Swift sale
Our friend, Mr. GoNegosyo Joey Concepcion recently sealed a deal with the Century Group for the sale of RFM Corp.’s Swift meat brand for P800 million making him awash with cash once again. Joey and his family left for the United States shortly after he closed the deal with the Po family (whose brand of canned products include the popular Century Tuna) for a vacation and perhaps look for opportunities abroad to reinvest in companies outside of the Concepcion family’s food business.
Mr. GoNegosyo has been rather busy in the past few months tying up agreements with Dole Philippines and a US-based flour company, with the latest deal reminiscent of Joey’s decision in 2001 when he decided to sell their soft drink business (Pop Cola, Sarsi) to a Coca Cola-San Miguel Corp. joint venture for P14 billion – allowing him to focus on the company’s dairy and food business – which he successfully did, making Selecta Ice Cream a byword among Filipino households.
Joey said the decision to divest the processing and canned meat business (though the RFM meat plant in Laguna was not part of the deal) will allow him to concentrate on other businesses, among them the Fiesta and White King brands as well as the Selecta and Sunkist products.
NPO: Rewarding failure
The Commission on Elections under chairman Sixto Brillantes is working double time to make sure that the May 2013 elections will go as smoothly as possible, even to the point of “lecturing” Filipinos on their tendency to do things at the last minute, judging from the overly long lines in voter registration centers with people beating the Oct. 31, 5 p.m. deadline. The Comelec chief’s effort to clean up the Party List system (which he has described as a “big joke”) has earned for him both praise and criticism, but majority of Filipinos welcome the effort to purge the list due to the growing perception that the Party List system has been exploited and abused by certain vested-interest groups who do not really represent the poor and marginalized sectors.

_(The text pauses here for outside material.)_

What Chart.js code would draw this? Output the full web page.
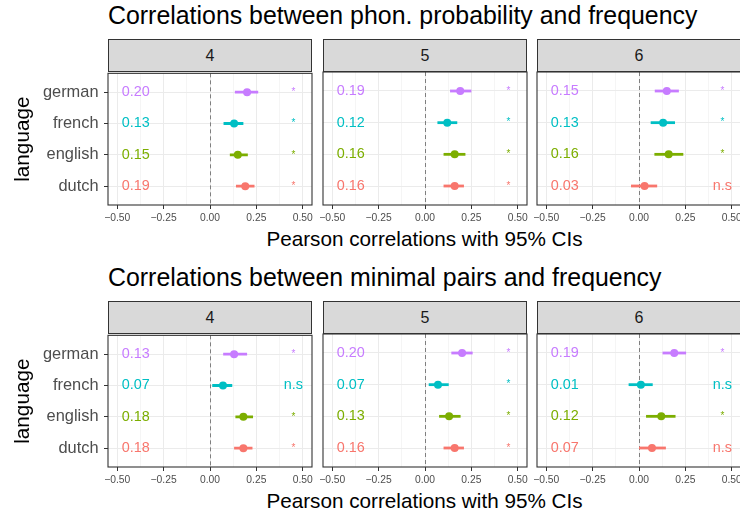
<!DOCTYPE html>
<html>
<head>
<meta charset="utf-8">
<script src="https://cdn.jsdelivr.net/npm/chart.js@4"></script>
<style>
  body { margin: 0; width: 740px; height: 516px; overflow: hidden; background: #fff; position: relative;
         font-family: 'Liberation Sans', Arial, sans-serif; }
  canvas, .strip, .title, .xtitle { position: absolute; }
  .title { left: 108px; font-size: 24.9px; line-height: 1; color: #000; white-space: nowrap; }
  .xtitle { left: 108px; width: 633px; font-size: 20.7px; line-height: 1; color: #000; text-align: center; white-space: nowrap; }
  .strip { box-sizing: border-box; width: 204px; height: 33px; background: #D9D9D9; border: 1px solid #333;
           font-size: 16px; color: #1A1A1A; text-align: center; line-height: 31px; }
</style>
</head>
<body>
<script>
const languages = ["dutch", "english", "french", "german"]
const colours = ["#F8766D", "#7CAE00", "#00BFC4", "#C77CFF"]
const windowSizes = ["4", "5", "6"]

// phon. probability vs frequency (order: dutch, english, french, german)
const phonR4 = [0.19, 0.15, 0.13, 0.20]
const phonLo4 = [0.140, 0.107, 0.073, 0.134]
const phonHi4 = [0.240, 0.204, 0.180, 0.260]
const phonSig4 = ["*", "*", "*", "*"]

const phonR5 = [0.16, 0.16, 0.12, 0.19]
const phonLo5 = [0.100, 0.100, 0.067, 0.135]
const phonHi5 = [0.210, 0.218, 0.174, 0.250]
const phonSig5 = ["*", "*", "*", "*"]

const phonR6 = [0.03, 0.16, 0.13, 0.15]
const phonLo6 = [-0.043, 0.083, 0.063, 0.085]
const phonHi6 = [0.098, 0.239, 0.194, 0.215]
const phonSig6 = ["n.s", "*", "*", "*"]

// minimal pairs vs frequency
const minR4 = [0.18, 0.18, 0.07, 0.13]
const minLo4 = [0.130, 0.137, 0.012, 0.071]
const minHi4 = [0.229, 0.232, 0.120, 0.200]
const minSig4 = ["*", "*", "n.s", "*"]

const minR5 = [0.16, 0.13, 0.07, 0.20]
const minLo5 = [0.100, 0.076, 0.020, 0.142]
const minHi5 = [0.210, 0.192, 0.128, 0.257]
const minSig5 = ["*", "*", "*", "*"]

const minR6 = [0.07, 0.12, 0.01, 0.19]
const minLo6 = [0.000, 0.038, -0.056, 0.127]
const minHi6 = [0.145, 0.197, 0.074, 0.254]
const minSig6 = ["n.s", "*", "n.s", "*"]

const FONT = "'Liberation Sans', Arial, sans-serif"
Chart.defaults.font.family = FONT

const panelLefts = [108, 323, 537]
const PANEL_W = 204, PANEL_H = 133, PAD_TOP = 14

const isMajor = v => Math.abs(v * 4 - Math.round(v * 4)) < 1e-9

/**
 * Plugin: dashed zero line, value / significance labels and panel border
 */
const makeDecor = (r, sig) => ({
    id: "decor",
    beforeDatasetsDraw(chart) {
        const {ctx, chartArea: a, scales: {x}} = chart
        const px = Math.round(x.getPixelForValue(0)) + 0.5
        ctx.save()
        ctx.strokeStyle = "#7F7F7F"
        ctx.lineWidth = 1
        ctx.setLineDash([4, 3])
        ctx.beginPath()
        ctx.moveTo(px, a.top)
        ctx.lineTo(px, a.bottom)
        ctx.stroke()
        ctx.restore()
    },
    afterDatasetsDraw(chart) {
        const {ctx, chartArea: a, scales: {x, y}} = chart
        ctx.save()
        ctx.textAlign = "center"
        ctx.textBaseline = "middle"
        r.forEach((v, i) => {
            const py = y.getPixelForValue(i + 1)
            ctx.fillStyle = colours[i]
            ctx.font = "14.4px " + FONT
            ctx.fillText(v.toFixed(2), x.getPixelForValue(-0.4), py)
            ctx.font = (sig[i] === "*" ? "10px " : "14.4px ") + FONT
            ctx.fillText(sig[i], x.getPixelForValue(0.45), py)
        })
        ctx.strokeStyle = "#333333"
        ctx.lineWidth = 1.1
        ctx.strokeRect(a.left, a.top, a.right - a.left, a.bottom - a.top)
        ctx.restore()
    }
})

const addDiv = (cls, text, left, top) => {
    const d = document.createElement("div")
    d.className = cls
    d.textContent = text
    if (left !== null) d.style.left = left + "px"
    d.style.top = top + "px"
    document.body.appendChild(d)
}

const plotFacet = (col, panelTop, r, lo, hi, sig) => {
    const first = col === 0
    const left = panelLefts[col]
    const canvas = document.createElement("canvas")
    const cLeft = first ? 0 : left - 15
    const w = first ? left + PANEL_W + 15 : PANEL_W + 30
    const h = PAD_TOP + PANEL_H + 22
    canvas.width = w
    canvas.height = h
    canvas.style.left = cLeft + "px"
    canvas.style.top = (panelTop - PAD_TOP) + "px"
    canvas.style.width = w + "px"
    canvas.style.height = h + "px"
    document.body.appendChild(canvas)

    const datasets = [{
        data: r.map((v, i) => ({x: v, y: i + 1})),
        pointBackgroundColor: colours,
        pointBorderWidth: 0,
        pointRadius: 4,
        order: 0
    }]
    languages.forEach((lang, i) => {
        datasets.push({
            data: [{x: lo[i], y: i + 1}, {x: hi[i], y: i + 1}],
            showLine: true,
            borderColor: colours[i],
            borderWidth: 2.8,
            pointRadius: 0,
            order: 1
        })
    })

    new Chart(canvas, {
        type: "scatter",
        data: {datasets},
        options: {
            responsive: false,
            animation: false,
            layout: {padding: {left: first ? 0 : 15, right: 15, top: PAD_TOP, bottom: 0}},
            plugins: {legend: {display: false}, tooltip: {enabled: false}},
            scales: {
                x: {
                    type: "linear", min: -0.55, max: 0.55,
                    border: {display: false},
                    grid: {
                        color: "#EBEBEB",
                        lineWidth: c => isMajor(c.tick.value) ? 1 : 0.5,
                        tickLength: 4,
                        tickWidth: 1,
                        tickColor: c => isMajor(c.tick.value) ? "#333333" : "rgba(0,0,0,0)"
                    },
                    ticks: {
                        stepSize: 0.125, includeBounds: false, autoSkip: false, maxRotation: 0,
                        padding: 3,
                        color: "#4D4D4D",
                        font: {size: 10.3},
                        callback: v => isMajor(v) ? (v < 0 ? "\u2212" : "") + Math.abs(v).toFixed(2) : ""
                    },
                    afterFit: s => { s.height = 22 }
                },
                y: {
                    type: "linear", min: 0.4, max: 4.6,
                    border: {display: false},
                    grid: {color: "#EBEBEB", lineWidth: 1, drawTicks: first, tickLength: 4, tickWidth: 1, tickColor: "#333333"},
                    ticks: {
                        display: first, stepSize: 1, includeBounds: false,
                        padding: 5.5, color: "#4D4D4D", font: {size: 16.4},
                        callback: v => languages[v - 1]
                    },
                    title: {display: first, text: "language", color: "#000", font: {size: 20.7}, padding: {top: 11, bottom: 0}},
                    afterFit: s => { s.width = first ? left : 0 }
                }
            }
        },
        plugins: [makeDecor(r, sig)]
    })
}

const plotRow = (top, title, rs, los, his, sigs) => {
    addDiv("title", title, null, top + 3.4)
    windowSizes.forEach((ws, col) => {
        addDiv("strip", ws, panelLefts[col], top + 39)
        plotFacet(col, top + 72, rs[col], los[col], his[col], sigs[col])
    })
    addDiv("xtitle", "Pearson correlations with 95% CIs", null, top + 229.2)
}

plotRow(0, "Correlations between phon. probability and frequency",
    [phonR4, phonR5, phonR6], [phonLo4, phonLo5, phonLo6], [phonHi4, phonHi5, phonHi6], [phonSig4, phonSig5, phonSig6])
plotRow(262, "Correlations between minimal pairs and frequency",
    [minR4, minR5, minR6], [minLo4, minLo5, minLo6], [minHi4, minHi5, minHi6], [minSig4, minSig5, minSig6])
</script>
</body>
</html>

Filipinos are looking forward to the country’s second automated elections knowing how crucial it is in putting dagdag-bawas operators “out of commission,” given the fact that the 2010 national elections, despite minor hiccups, was widely viewed as successful and credible even by international institutions like the US-based Carter Center. Which is why it is disconcerting to hear about allegations of irregularity surrounding the bidding conducted by the National Printing Office for the P780 million contract to supply and print 55 million ballots for the May 2013 elections.

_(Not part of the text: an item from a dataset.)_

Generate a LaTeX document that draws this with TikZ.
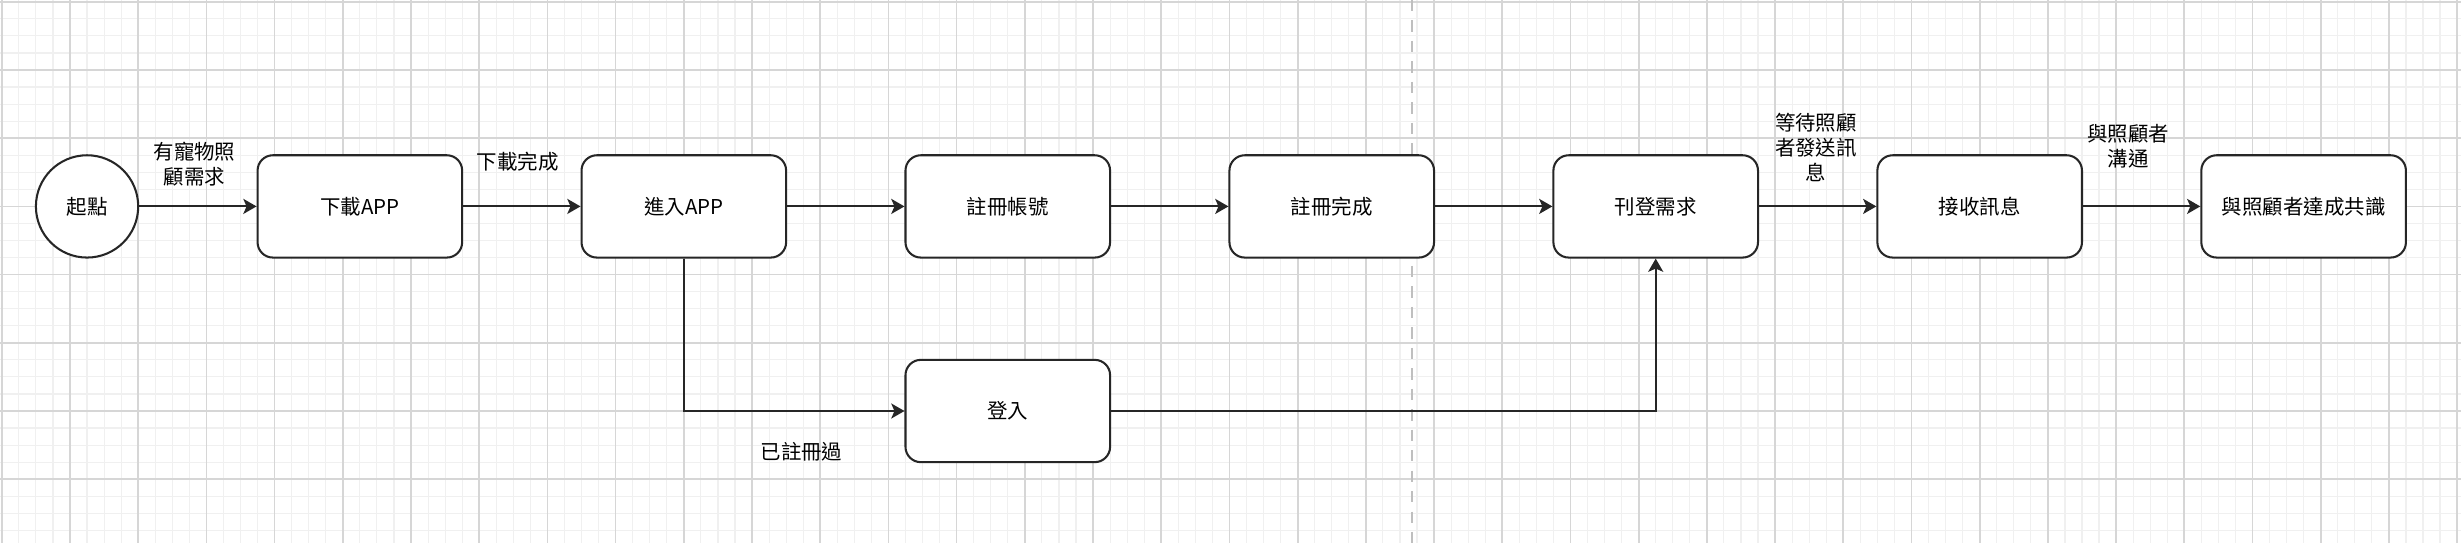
\documentclass[tikz,border=0pt]{standalone}
\usepackage{fontspec}
\newfontfamily\cjk{Noto Sans CJK TC}
\usetikzlibrary{arrows.meta}

\begin{document}
\begin{tikzpicture}[x=0.75pt,y=0.75pt,yscale=-1,xscale=1,
  font=\cjk\fontsize{9}{10.9}\selectfont,
  stepbox/.style={draw=black!85,line width=0.9pt,rounded corners=6.75pt,fill=white,minimum width=90pt,minimum height=45pt,inner sep=0pt},
  startnode/.style={draw=black!85,line width=0.9pt,circle,fill=white,minimum size=45pt,inner sep=0pt},
  conn/.style={draw=black!85,line width=0.9pt,-{Stealth[length=5.8pt,width=6.6pt,inset=1.4pt]}},
  lbl/.style={align=center,inner sep=0pt},
  minorgrid/.style={draw=black!6,line width=0.5pt},
  majorgrid/.style={draw=black!16,line width=0.75pt},
  pagebreak/.style={draw=black!25,line width=0.9pt,dash pattern={on 5pt off 4pt}}]
%set diagram left start at -1, and has height of 318.5
\useasboundingbox (-1.06,-1.06) rectangle (1442.3,317.4);
\fill[white] (-1.06,-1.06) rectangle (1442.3,317.4);

% Grid
\draw[minorgrid] (-1.06,-1.06) grid[step=7.5pt] (1442.3,317.4);
\draw[majorgrid] (-1.06,-1.06) grid[step=30pt] (1442.3,317.4);
% Page break
\draw[pagebreak] (827,-1.06) -- (827,317.4);

% Text Node
\node[startnode] (start) at (50,120) {起點};
% Text Node
\node[stepbox] (download) at (210,120) {下載APP};
% Text Node
\node[stepbox] (enter) at (400,120) {進入APP};
% Text Node
\node[stepbox] (signup) at (590,120) {註冊帳號};
% Text Node
\node[stepbox] (signed) at (780,120) {註冊完成};
% Text Node
\node[stepbox] (post) at (970,120) {刊登需求};
% Text Node
\node[stepbox] (receive) at (1160,120) {接收訊息};
% Text Node
\node[stepbox] (agree) at (1350,120) {與照顧者達成共識};
% Text Node
\node[stepbox] (login) at (590,240) {登入};

% Connection
\draw[conn] (start) -- (download);
\node[lbl] (lblneed) at (113,95.3) {有寵物照\\顧需求};
% Connection
\draw[conn] (download) -- (enter);
\node[lbl] (lbldone) at (302.6,94) {下載完成};
% Connection
\draw[conn] (enter) -- (signup);
% Connection
\draw[conn] (signup) -- (signed);
% Connection
\draw[conn] (signed) -- (post);
% Connection
\draw[conn] (post) -- (receive);
\node[lbl] (lblwait) at (1064,85.5) {等待照顧\\者發送訊\\息};
% Connection
\draw[conn] (receive) -- (agree);
\node[lbl] (lbltalk) at (1247,84.8) {與照顧者\\溝通};
% Connection
\draw[conn] (enter.south) |- (login.west);
\node[lbl] (lblreg) at (469,264) {已註冊過};
% Connection
\draw[conn] (login.east) -| (post.south);

\end{tikzpicture}
\end{document}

According to sources, the NPO’s Bids and Awards Committee allegedly showed undue haste in disqualifying Smartmatic and the joint venture of Advance Computer Forms, ASA Colors and ePDS (a PLDT subsidiary) to award the P780 million contract to Holy Family that partnered with Canon for the bid. Both Smartmatic and the PLDT consortium are protesting the result, alleging that the members of the BAC disqualified their bids on weak and insubstantial grounds while conveniently overlooking the fatal flaws and defects from the winning bidder.

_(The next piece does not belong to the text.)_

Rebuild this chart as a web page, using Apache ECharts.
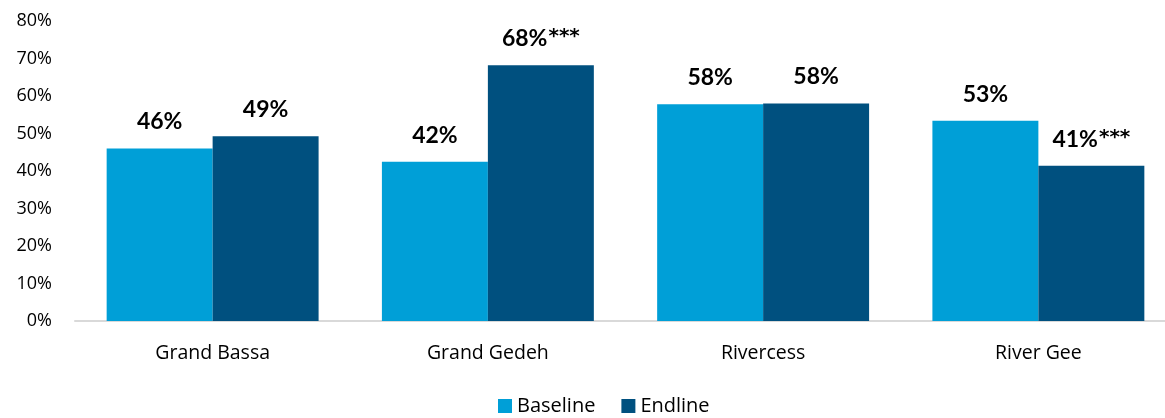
<!DOCTYPE html>
<html>
<head>
<meta charset="utf-8">
<script src="https://cdn.jsdelivr.net/npm/echarts@6/dist/echarts.min.js"></script>
<style>
html,body{margin:0;padding:0;background:#fff;}
#chart{width:1165px;height:418px;}
</style>
</head>
<body>
<div id="chart"></div>
<script>
const categories = ['Grand Bassa', 'Grand Gedeh', 'Rivercess', 'River Gee'];
const baseline = [46.0, 42.5, 57.8, 53.4];
const endline = [49.3, 68.2, 58.0, 41.4];
const baselineLabels = ['46%', '42%', '58%', '53%'];
const endlineLabels = ['49%', '68%', '58%', '41%'];
const endlineStars = ['', '***', '', '***'];
const yTicks = [0, 10, 20, 30, 40, 50, 60, 70, 80];

const FONT = '"Open Sans", sans-serif';
const LFONT = 'Lato, "Open Sans", sans-serif';
const chart = echarts.init(document.getElementById('chart'), null, {renderer: 'canvas'});
const labelStyle = {
  show: true, position: 'top', distance: 15,
  fontFamily: LFONT, fontWeight: 'bold', fontSize: 23, color: '#000',
  rich: {
    s: {fontFamily: '"DejaVu Sans", sans-serif', fontWeight: 'bold', fontSize: 20, color: '#000', verticalAlign: 'top', padding: [0, 0, 0, 1]}
  }
};
chart.setOption({
  animation: false,
  textStyle: {fontFamily: FONT},
  grid: {left: 75, top: 21, width: 1101, height: 300, containLabel: false, outerBoundsMode: 'none'},
  legend: {
    data: ['Baseline', 'Endline'], bottom: -3, left: 493,
    itemWidth: 14, itemHeight: 14, itemGap: 26, icon: 'rect',
    textStyle: {fontFamily: FONT, fontSize: 20, color: '#000'}
  },
  xAxis: {
    type: 'category', data: categories,
    axisLine: {lineStyle: {color: '#d9d9d9', width: 2}},
    axisTick: {show: false},
    axisLabel: {fontFamily: FONT, fontSize: 19.5, color: '#000', margin: 22}
  },
  yAxis: {
    type: 'value', min: yTicks[0], max: yTicks[yTicks.length - 1], interval: 10,
    axisLine: {show: false}, axisTick: {show: false}, splitLine: {show: false},
    axisLabel: {fontFamily: FONT, fontSize: 18, color: '#000', margin: 23, formatter: v => v + '%'}
  },
  series: [
    {
      name: 'Baseline', type: 'bar', data: baseline, barGap: '0%', barCategoryGap: '23%',
      itemStyle: {color: '#009FD7'},
      label: Object.assign({}, labelStyle, {formatter: p => baselineLabels[p.dataIndex]})
    },
    {
      name: 'Endline', type: 'bar', data: endline,
      itemStyle: {color: '#00507F'},
      label: Object.assign({}, labelStyle, {
        formatter: p => endlineLabels[p.dataIndex] + (endlineStars[p.dataIndex] ? '{s|' + endlineStars[p.dataIndex] + '}' : '')
      })
    }
  ]
});
</script>
</body>
</html>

Previously, the NPO disqualified all the three bidders during the original bidding scheduled last Sept. 5, then reset the bidding to September 12. During the said bidding, observers said they noted certain instances allegedly showing undue preference for the Holy Family group, with the most disturbing incident witnessed during the post qualification testing where the sample ballots supplied by the winning bidder got jammed, were rejected and smudged – failing nine out of 15 times during the testing. Worse, the sample ballots from the wining bidder were of the wrong size, and six out of the eight samples did not fit the machine. So is the NPO rewarding failure now?
Worse, Holy Family allegedly lied about its credentials, claiming that it had previous contracts worth P100 million with the Maritime Industry Authority for the printing of the Seafarer’s Identification and Record Books (SIRB) – which the Marina had denied in a September 24 letter saying it has never entered into any transaction with Holy Family since it only contracts with recognized government printers (like the NPO) for its SIRB printing requirements.
Clearly, there is something unholy about these allegations which the Comelec and perhaps the Ombudsman should look into. Can you just imagine what will happen if the ballots supplied by the winning bidder are of the wrong size and get rejected by the PCOS machines? That would disenfranchise millions of voters, not to mention it could cause a failure of elections.
Incidentally, we were told that the NPO chief, retired Col. Manuel Andaya and some members of the Bids and Awards Committee were subjected to an investigation by the Ombudsman last year over alleged illegal “emergency” procurement of official receipt forms that resulted in the local government of Cebu buying overpriced OR forms. In 2010, the Ombudsman ordered the dismissal of eight NPO executives for conducting a highly irregular bidding in 2009 to subcontract printing job requirements by other government agencies.
Spy tidbit
“Frankenstorm” Sandy could turn out to be a national disaster whose aftermath could surpass the devastation wrought by Hurricane Katrina in 2005, or equal the destruction of 9/11 with the financial heart of the US most likely to suffer, with over 370,000 people ordered to evacuate the New York area. Citigroup, Goldman Sachs and other big financial firms have shut their New York offices in anticipation of the storm, while others directed their employees to work via remote and access the company’s system through the Internet. The super-storm could possibly set back the US economy by several billions.